Há tragédias inusitadas? Há. Tragédias ao estilo de um lance de dados – Coup de dés, de Mallarmé, o poeta do enigma, da vida ou da poesia enclausurada na Esfinge a ser decifrada.
Há tragédias diárias nos atos impensados, nos arroubos, roubos e rombos no público e no privado.
Há tragédias anunciadas.
Anunciadas no voto vendido por um cargo, um chinelo, um abrigo ou um status na mídia, ou até pela benção de um fariseu… Neste caso, melhor ser ateu. Assim penso eu.
Anunciadas na desconexão do ser humano com os movimentos da Terra, com os ciclos e pegadas das trajetórias climáticas, da necessária observação de aprendiz para ouvir o que a Natureza diz.
Há, no Sul do país, cidades arrasadas – completamente devastadas – onde velhos, jovens e crianças permanecem desolados.
Chão nu, onde outrora houve casas, jardins, plantações, invernadas com cavalos e boiada.

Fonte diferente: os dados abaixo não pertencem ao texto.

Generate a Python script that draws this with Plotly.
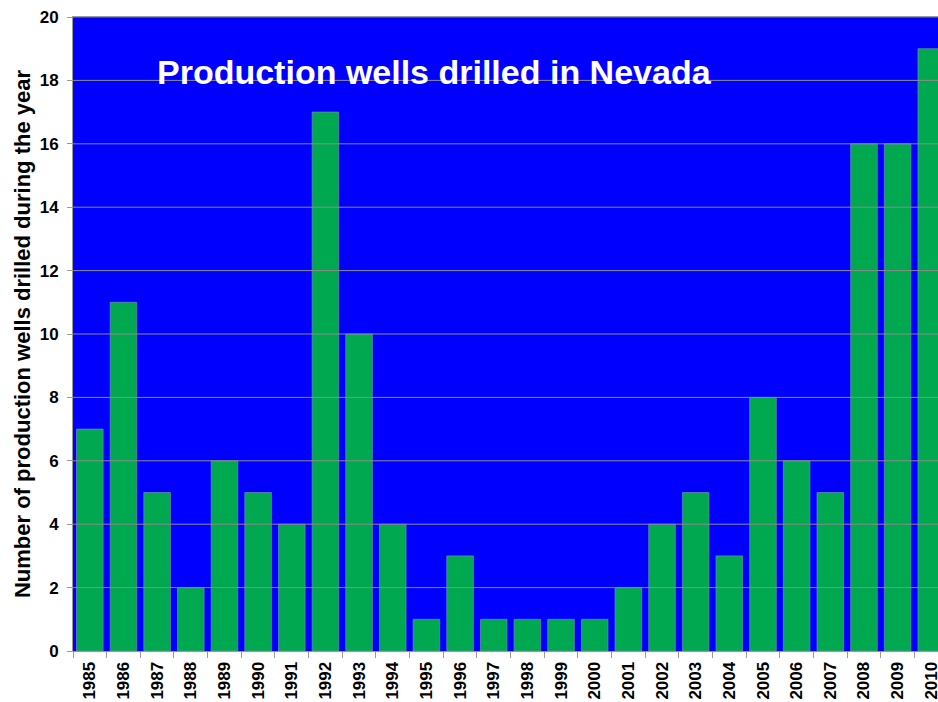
import plotly.graph_objects as go

years = [str(y) for y in range(1985, 2011)]
wells = [7, 11, 5, 2, 6, 5, 4, 17, 10, 4, 1, 3, 1, 1, 1, 1, 2, 4, 5, 3, 8, 6, 5, 16, 16, 19]
y_ticks = list(range(0, 21, 2))

fig = go.Figure(go.Bar(
    x=years, y=wells,
    marker=dict(color="#00A84F", line=dict(color="#6f8f9f", width=0.7)),
    width=0.79,
))

# gridlines drawn above the bars, as in the original
for t in y_ticks[1:]:
    fig.add_shape(type="line", xref="paper", yref="y", x0=0, x1=1, y0=t, y1=t,
                  line=dict(color="#8c8c8c", width=1), layer="above")

fig.add_annotation(text="<b>Production wells drilled in Nevada</b>", xref="paper", yref="paper",
                   x=0.418, y=0.947, showarrow=False,
                   font=dict(family="Arial, Liberation Sans", size=34, color="white"))

fig.update_layout(
    width=938, height=702,
    margin=dict(l=73, r=0, t=17, b=51),
    paper_bgcolor="white", plot_bgcolor="#0000FF",
    font=dict(family="Arial, Liberation Sans", color="black"),
    showlegend=False,
    xaxis=dict(range=[-0.5, 25.2], tickangle=-90, tickson="boundaries", ticks="outside",
               ticklen=6, tickcolor="#999999", showline=True, linecolor="#999999", mirror=True,
               tickfont=dict(size=17, weight="bold"), ticklabelstandoff=3, automargin=False,
               showgrid=False),
    yaxis=dict(range=[0, 20], tickvals=y_ticks, ticks="outside", ticklen=5, tickcolor="#999999",
               showline=True, linecolor="#999999", showgrid=False, zeroline=False,
               tickfont=dict(size=17, weight="bold"), ticklabelstandoff=5, automargin=False,
               title=dict(text="Number of production wells drilled during the year",
                          font=dict(size=22, weight="bold"), standoff=2)),
)

# page has a default 8px body margin; remove it so the figure fills the window
fig.write_html("out.html", config={"displayModeBar": False},
               post_script="document.body.style.margin='0';document.body.style.overflow='hidden';")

Povo alucinado. As águas levaram tudo de um só sopro, com fúria e tenacidade. Agora o frio se aproxima e as roupas não foram repostas, as lareiras não foram acessas, os fogões sem lume, os pés na lama.
Recursos foram enviados, o país se uniu em atos de solidariedade, o governo entendeu o drama das gentes, que despidas de tudo que é seu estão à deriva, e sua parte cumpre; mas os recursos que chegam, como era previsível, são desviados, em vários municípios, por ímpios de alma, oportunistas. Ainda há isso.
Os cientistas previram. Pessoas das mais diversas áreas técnicas, faz muito tempo, encaminham informações sobre a tragédia anunciada. Os eco chatos foram hostilizados – só queriam que os espaços das árvores e das águas fossem respeitados e o homem e a natureza vivessem irmanados em gloriosa jornada.
Águas são como sentimentos, não se aprisionam em compartimentos com cimentos. Vieram para fluir. A Natureza, por ser uma senhora sábia, deu-lhes as várzeas para extravasarem-se em seus momentos de alegria ou consternação e as vegetações nativas para facilitar as comunicações aquáticas subterrâneas e aéreas, no planetinha azul, uma esfera.
ECO de ecológico. Eco – reverberação, sons repetidos.
Eco de Humberto Eco, filósofo e escritor italiano, mundialmente conhecido.
Há uma frase sua a ressoar longilínea cada vez que me deparo com a expressão “vontade divina” diante de consequências de atos não assumidos – desrespeito à grandeza do divino.
“Justificar tragédias como ‘vontade divina’ tira da gente a responsabilidade por nossas escolhas” (Humberto Eco).